Gerade haben Politiker die älteste Bank der Welt, die Monte Paschi di Siena gegen die Wand gefahren, genauso wie fast alle Landesbanken in Deutschland. Aus vielen Wasserverbänden und kommunalen Eigenbetrieben wird jährlich Eigenkapital entnommen, um es kommunalen Haushalten zuzuführen. Wenn eines Tages Anlagen ersetzt werden müssen, kann das nicht aus der Abschreibung erfolgen. Die Deutsche Bundesbahn war bis zur Aufgabe der Behördenstruktur und bis Hartmut Mehdorn die Geschäftsleitung übernahm, durch und durch korrupt. Es gab Leute in der Führungsetage, die Spitznamen hatten wie „Mister 3 Prozent“. Die Angestellten der Bahn wußten es, die Auftragnehmer der Bahn wußten es, nur die Geschäftsleitung, die Gewerkschaft, der Personalrat und der Aufsichtrat wußten es angeblich nicht. In der Russenzeit gab es im Osten in vielen Orten aus Mangel an Ressourcen keine staatliche Wasserversorgung. Wer keinen privaten Brunnen hatte, mußte beim Nachbarn Wasser holen. Alle diese Beispiele zeigen, daß auch kommunale und staatliche Versorgunssysteme in Einzelfällen brutal versagen können.

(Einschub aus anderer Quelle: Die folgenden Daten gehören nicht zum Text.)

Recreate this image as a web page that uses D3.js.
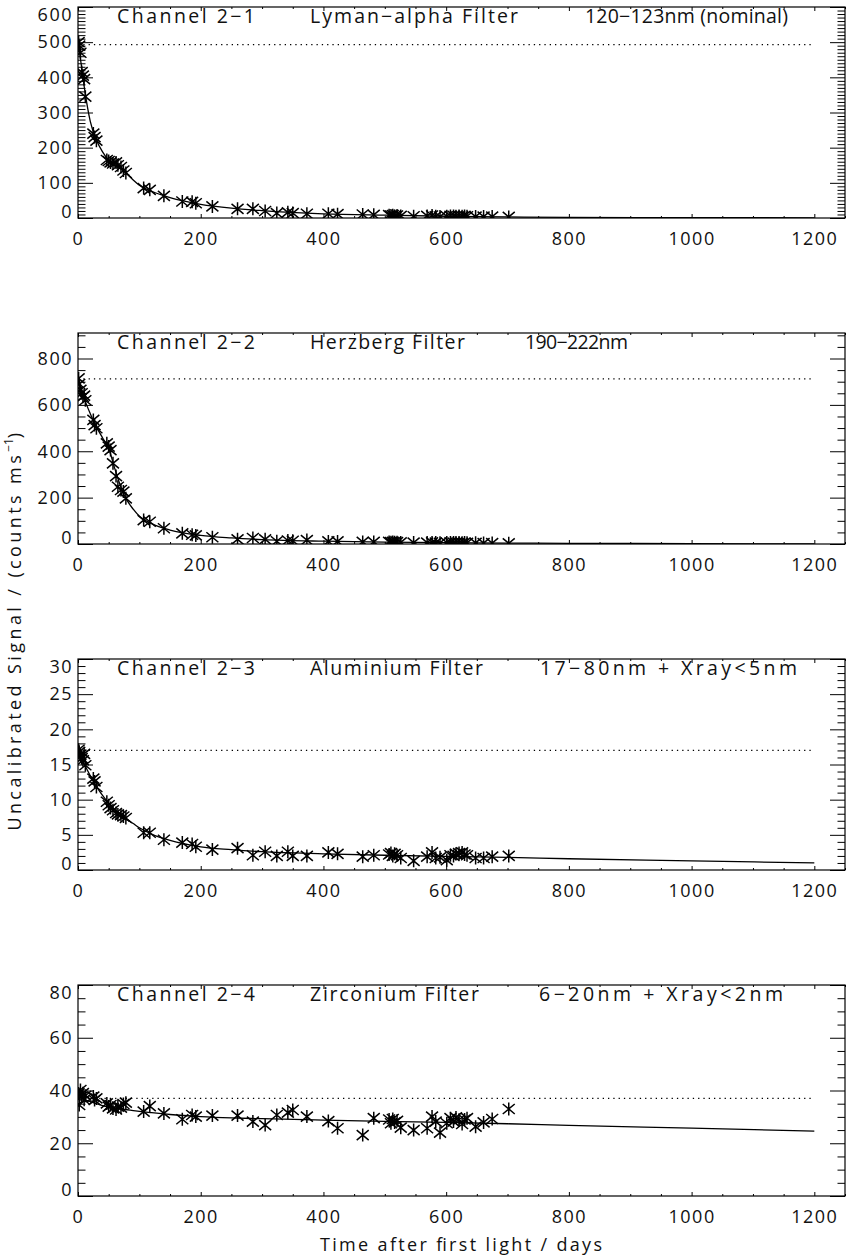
<!DOCTYPE html>
<html>
<head>
<meta charset="utf-8">
<script src="https://cdn.jsdelivr.net/npm/d3@7"></script>
<style>
  body { margin: 0; background: #fff; }
  svg text { font-family: "Open Sans", "DejaVu Sans", sans-serif; font-weight: 400; font-size: 18px; letter-spacing: 1.5px; fill: #111; }
  svg text.cap { font-size: 19.5px; letter-spacing: 0px; }
</style>
</head>
<body>
<svg id="chart" width="846" height="1260"></svg>
<script>
// measurement days (shared by all four channels)
const days = [1, 2, 4, 6, 8, 10, 12, 25, 27, 30, 47, 50, 53, 57, 62, 65, 70, 74, 78, 107, 117, 140, 170, 186, 192, 219,
  260, 285, 305, 324, 342, 350, 373, 408, 423, 464, 482, 507, 510, 513, 516, 520, 526, 547, 569, 577, 583, 590,
  601, 607, 612, 616, 621, 626, 630, 634, 648, 661, 675, 702];

const lymanAlpha = [500, 490, 470, 415, 405, 395, 345, 240, 230, 220, 165, 162, 158, 155, 158, 150, 145, 135, 128, 85, 80, 63, 47, 46, 42, 33,
  26, 26, 20, 14, 16, 14, 12, 12, 11, 10, 9, 8, 7, 8, 6, 7, 6, 5, 6, 7, 5, 4,
  5, 6, 6, 5, 6, 5, 6, 5, 4, 4, 4, 3];
const herzberg = [714, 690, 665, 650, 635, 640, 620, 535, 513, 499, 434, 420, 405, 348, 293, 247, 233, 226, 197, 103, 96, 68, 46, 40, 37, 29,
  20, 26, 20, 12, 15, 14, 17, 11, 11, 9, 9, 9, 8, 9, 8, 8, 7, 6, 6, 7, 6, 5,
  6, 7, 6, 6, 6, 5, 6, 5, 5, 4, 4, 3];
const aluminium = [17.1, 16.8, 16.4, 15.9, 15.6, 16.5, 14.9, 13.0, 12.6, 11.8, 9.7, 9.2, 8.8, 8.5, 8.1, 7.9, 7.8, 7.6, 7.4, 5.3, 5.3, 4.3, 3.9, 3.7, 3.3, 2.9,
  3.1, 2.1, 2.6, 2.0, 2.6, 2.0, 2.0, 2.5, 2.3, 1.9, 2.1, 2.2, 2.4, 2.0, 2.3, 2.1, 1.7, 1.3, 1.9, 2.5, 1.7, 1.8,
  1.4, 2.1, 2.0, 2.3, 2.4, 2.5, 2.2, 2.1, 1.7, 1.7, 1.9, 2.0];
const zirconium = [38.9, 34.5, 40.2, 37.7, 39.0, 36.5, 38.0, 37.7, 36.4, 37.0, 35.1, 33.9, 34.5, 33.2, 32.8, 33.9, 33.5, 34.9, 35.4, 32.0, 34.1, 31.3, 29.1, 30.7, 30.1, 30.5,
  30.5, 28.2, 26.9, 30.7, 31.6, 32.6, 30.1, 28.4, 25.7, 23.1, 29.5, 29.0, 27.6, 29.2, 27.9, 28.5, 25.9, 25.0, 25.7, 30.1, 28.2, 24.0,
  27.6, 29.5, 28.2, 29.8, 28.9, 27.3, 29.0, 29.5, 26.3, 27.9, 29.2, 33.0];

// fitted degradation curves, read at these days
const fitDays = [0, 5, 10, 20, 30, 40, 50, 60, 70, 80, 90, 100, 120, 150, 200, 250, 300, 400, 500, 600, 700, 800, 1000, 1200];
const lymanFit = [500, 440, 375, 275, 222, 188, 165, 152, 140, 125, 108, 93, 76, 58, 39, 28, 21, 12, 8, 5, 3, 2, 1, 0.5];
const herzbergFit = [705, 668, 628, 562, 505, 458, 412, 325, 245, 188, 150, 120, 88, 60, 37, 26, 19, 12, 8, 6, 4, 3, 1.5, 0.5];
const aluminiumFit = [17.0, 16.0, 15.1, 13.4, 11.9, 10.6, 9.5, 8.6, 7.9, 7.2, 6.6, 6.0, 5.1, 4.2, 3.3, 2.9, 2.6, 2.3, 2.1, 1.95, 1.8, 1.6, 1.3, 1.0];
const zirconiumFit = [37.5, 37.0, 36.6, 35.8, 35.0, 34.3, 33.7, 33.3, 33.0, 32.7, 32.4, 32.1, 31.6, 30.9, 30.1, 29.6, 29.3, 28.8, 28.3, 27.9, 27.4, 26.8, 25.7, 24.6];

// nominal (first light) level, dotted
const nominal = [493, 712, 17, 37];

const channelNames = ["Channel 2\u22121", "Channel 2\u22122", "Channel 2\u22123", "Channel 2\u22124"];
const filterNames = ["Lyman\u2212alpha Filter", "Herzberg Filter", "Aluminium Filter", "Zirconium Filter"];
const bandNames = ["120\u2212123nm (nominal)", "190\u2212222nm", "17\u221280nm + Xray<5nm", "6\u221220nm + Xray<2nm"];

const yMax = [600, 910, 30, 80];
const yTicks = [[0, 100, 200, 300, 400, 500, 600], [0, 200, 400, 600, 800], [0, 5, 10, 15, 20, 25, 30], [0, 20, 40, 60, 80]];
const yMinorStep = [10, 50, 1, 5];
const xTicks = [0, 200, 400, 600, 800, 1000, 1200];

const series = [lymanAlpha, herzberg, aluminium, zirconium];
const fits = [lymanFit, herzbergFit, aluminiumFit, zirconiumFit];

const svg = d3.select("#chart");
const left = 78, right = 845, panelH = 211, pitch = 326;

// caption layout (start x, width) to mimic the wide IDL vector font
const filterW = [208, 155, 173, 169];
const bandX = [585, 525, 540, 539];
const bandW = [203, 103, 257, 244];

const x = d3.scaleLinear().domain([0, 1250]).range([left, right]);
const xMinor = d3.range(0, 1251, 50).filter(d => d % 200 !== 0);

// asterisk like IDL psym=2
const star = "M0,-6.5V6.5M-6,-5L6,5M-6,5L6,-5";

function strip(g) {
    g.select(".domain").remove();
    g.attr("font-family", null).attr("font-size", null);
}

for (let i = 0; i < 4; i++) {
    const top = 7 + pitch * i, bot = top + panelH;
    const y = d3.scaleLinear().domain([0, yMax[i]]).range([bot, top]);
    const yMinor = d3.range(0, yMax[i] + 0.001, yMinorStep[i]).filter(d => !yTicks[i].includes(d));

    svg.append("clipPath").attr("id", "clip" + i)
        .append("rect").attr("x", left).attr("y", top).attr("width", right - left).attr("height", panelH);

    // bottom axis
    svg.append("g").attr("transform", `translate(0,${bot})`)
        .call(d3.axisBottom(x).tickValues(xTicks).tickSize(-4).tickSizeOuter(0).tickPadding(14).tickFormat(d3.format("d")))
        .call(strip);
    svg.append("g").attr("transform", `translate(0,${bot})`)
        .call(d3.axisBottom(x).tickValues(xMinor).tickSize(-2).tickSizeOuter(0).tickFormat(""))
        .call(strip);
    // top axis
    svg.append("g").attr("transform", `translate(0,${top})`)
        .call(d3.axisTop(x).tickValues(xTicks).tickSize(-4).tickSizeOuter(0).tickFormat(""))
        .call(strip);
    svg.append("g").attr("transform", `translate(0,${top})`)
        .call(d3.axisTop(x).tickValues(xMinor).tickSize(-2).tickSizeOuter(0).tickFormat(""))
        .call(strip);

    // left axis
    const yl = svg.append("g").attr("transform", `translate(${left},0)`)
        .call(d3.axisLeft(y).tickValues(yTicks[i]).tickSize(-15).tickSizeOuter(0).tickPadding(5).tickFormat(d3.format("d")))
        .call(strip);
    // keep end labels inside the frame, as IDL does
    yl.selectAll(".tick text").attr("y", d => {
        const py = y(d);
        if (py < top + 7.5) return top + 7.5 - py;
        if (py > bot - 6.5) return bot - 6.5 - py;
        return 0;
    });
    svg.append("g").attr("transform", `translate(${left},0)`)
        .call(d3.axisLeft(y).tickValues(yMinor).tickSize(-7.5).tickSizeOuter(0).tickFormat(""))
        .call(strip);
    // right axis
    svg.append("g").attr("transform", `translate(${right},0)`)
        .call(d3.axisRight(y).tickValues(yTicks[i]).tickSize(-15).tickSizeOuter(0).tickFormat(""))
        .call(strip);
    svg.append("g").attr("transform", `translate(${right},0)`)
        .call(d3.axisRight(y).tickValues(yMinor).tickSize(-7.5).tickSizeOuter(0).tickFormat(""))
        .call(strip);

    // frame
    svg.append("rect").attr("x", left).attr("y", top).attr("width", right - left).attr("height", panelH)
        .attr("fill", "none").attr("stroke", "#000").attr("stroke-width", 1.2);

    const plot = svg.append("g").attr("clip-path", `url(#clip${i})`);

    // nominal level
    plot.append("path")
        .datum([0, 1200])
        .attr("d", d3.line().x(d => x(d)).y(() => y(nominal[i])))
        .attr("fill", "none").attr("stroke", "#000").attr("stroke-width", 1.2)
        .attr("stroke-dasharray", "1.3,4");

    // fit
    plot.append("path")
        .datum(fitDays.map((d, k) => [d, fits[i][k]]))
        .attr("d", d3.line().x(d => x(d[0])).y(d => y(d[1])).curve(d3.curveMonotoneX))
        .attr("fill", "none").attr("stroke", "#000").attr("stroke-width", 1.3);

    // measurements
    plot.selectAll(".pt").data(days.map((d, k) => [d, series[i][k]])).join("path")
        .attr("class", "pt")
        .attr("transform", d => `translate(${x(d[0])},${y(d[1])})`)
        .attr("d", star)
        .attr("fill", "none").attr("stroke", "#000").attr("stroke-width", 1.5);

    // panel caption
    const cap = (tx, w, s) => svg.append("text").attr("class", "cap").attr("x", tx).attr("y", top + 16)
        .attr("textLength", w).attr("lengthAdjust", "spacing").text(s);
    cap(117, 138, channelNames[i]);
    cap(310, filterW[i], filterNames[i]);
    cap(bandX[i], bandW[i], bandNames[i]);
}

// axis titles
svg.append("text").attr("x", 320).attr("y", 1251)
    .attr("textLength", 282).attr("lengthAdjust", "spacing").style("letter-spacing", "0px")
    .text("Time after first light / days");

const yt = svg.append("text").attr("transform", "translate(21,630) rotate(-90)").attr("text-anchor", "middle")
    .style("letter-spacing", "3.4px");
yt.append("tspan").text("Uncalibrated Signal / (counts ms");
yt.append("tspan").attr("baseline-shift", "super").style("font-size", "12px").style("letter-spacing", "0px").text("\u22121");
yt.append("tspan").text(")");
</script>
</body>
</html>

In Griechenland sind Posten in den Staats- und Kommunalbetrieben als Anerkennung für die Unterstützung von Parteien vergeben worden. Diese Parteien gehörten und gehören teils immer noch den vier großen Familien. Die Familienclans halten sich seit 100 Jahren Parteien und Gewerkschaften, wie sich Landwirte Schweine, Hunde und Schafe halten. Die Familien Papandreou und Venizelos hielten sich eine sozialistische Partei, die Karamanlis und Mitsotakis eine konservative. Bei den Griechen muß das Wasser nicht privatisiert werden, weil es dann billiger oder besser wird, es muß auch nicht privatisiert werden, weil der Privatisierungserlös den griechischen Staatshaushalt retten soll, es muß einzig und alleine privatisiert werden, um kriminelle Strukturen zu zerschlagen.

Ein Herr soll seine Ämter mit Leuten versorgen, und nicht die Leut mit Ämtern. Dieser Aphorismus stammt von Christoph Lehmann, der von 1579 bis 1639 lebte. Ämterpatronage ist wie wir sehen eins der ältesten Probleme der Menschheit.

Gegen die Zerschlagung dieses Klientelsystems macht eine Europäische Bürgerinitiative „Wasser ist Menschenrecht“ Front, die vom Europäischen Gewerkschaftsbund für den Öffentlichen Dienst (EGÖD) organisiert wird. Die griechischen Gewerkschaften des öffentlichen Dienstes lassen grüßen…

Wie oben schon gepostet: Kommunale Wasserversorgung ist sinnvoll, solange die Wasserwerker nicht wesentlich mehr verdienen, als die Wasserkunden. Sie ist sinnvoll, wenn sich Politiker bei den Wasserwerken nicht übermäßig bedienen. Sie ist sinnvoll, wenn nicht ständig Geld aus den Wasserbetrieben zur Stopfung von Haushaltslöchern entnommen wird. Sie ist sinnvoll, wenn die Wasserwerker nicht nach Parteiinteressen und Parteibuch eingestellt werden. Es verdurstet niemand, wenn Wasserversorger privatisiert werden.